As Dr. Timrod pauses, she imagines his office-posters of animals on the walls, the floor concrete just like the big cats’ cages. Maybe a file cabinet and bookshelves but little else. She suspects the room reeks of pipe smoke.
“Maybe,” Dr. Timrod says. “I can ask Leslie Winters. She’s our large animal expert, though elephants are her main interest. If she doesn’t know, I’ll try to do a little research on it myself.”
“Can I come by the zoo tomorrow to see what you’ve found?”
Dr. Timrod laughs. “You’re rather persistent.”
“Not usually,” Ruth says.
“I’ll be in my office from ten to eleven. Come then.”
Ruth calls her office and tells the secretary she will be out one more day.

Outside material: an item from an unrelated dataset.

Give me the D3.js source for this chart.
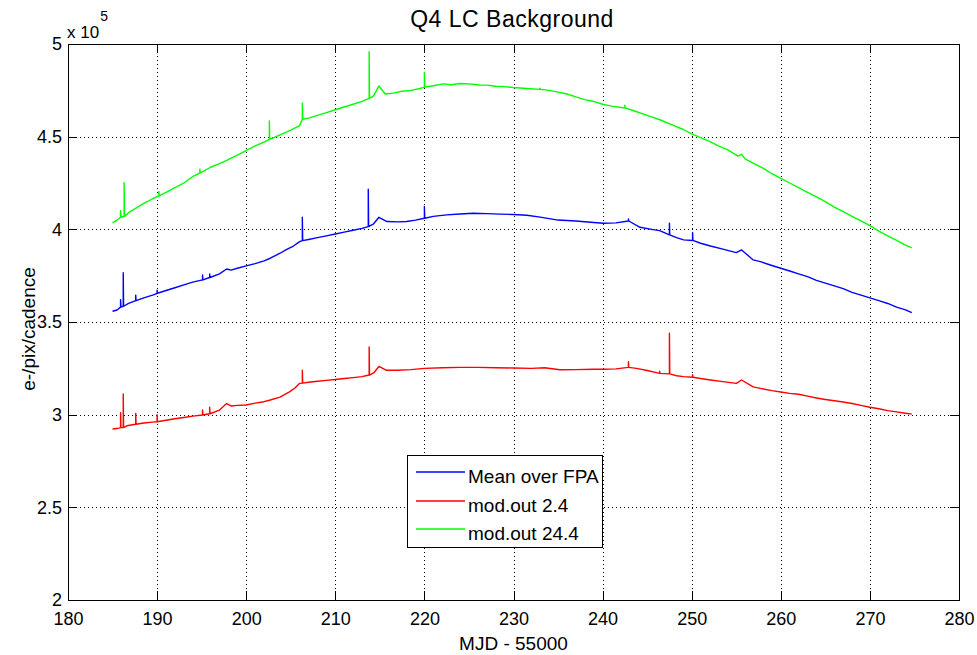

The needs of the dead have exhausted her. Too tired to cook or go out, Ruth instead finishes unpacking and takes a long bath. As she lies in the warm, neck-deep water, she closes her eyes and summons the drawing of the jaguar. She tries to remember more. Was the jaguar drawn as if moving or standing still? Were its eyes looking toward her or toward the end of the page? Were there parakeets perched in the palmetto trees above? She cannot recall.
Ruth does not rest well that night. She has trouble falling asleep and when she finally does she dreams of rows of bleached tombstones with no names, no dates etched upon them. In the dream one of these tombstones marks the grave of her son, but she does not know which one.
Driving through rush-hour traffic the next morning, Ruth remembers how she made the nurse bring her son to her when the drugs had worn off enough that she understood what lost really meant. She’d looked into her child’s face so she might never forget it, stroking the wisps of hair blond and fine as corn silk. Her son’s eyes were closed. After a few seconds the nurse had gently but firmly taken the child from her arms. The nurse had been kind, as had the doctor, but she knows they have forgotten her child by now, that his brief life has merged with hundreds of other children who lived and died under their watch. She knows that only two people remember that child and that now even she has trouble recalling what he looked like and the same must be true for Richard. She knows there is not a single soul on earth who could tell her the color of her son’s eyes.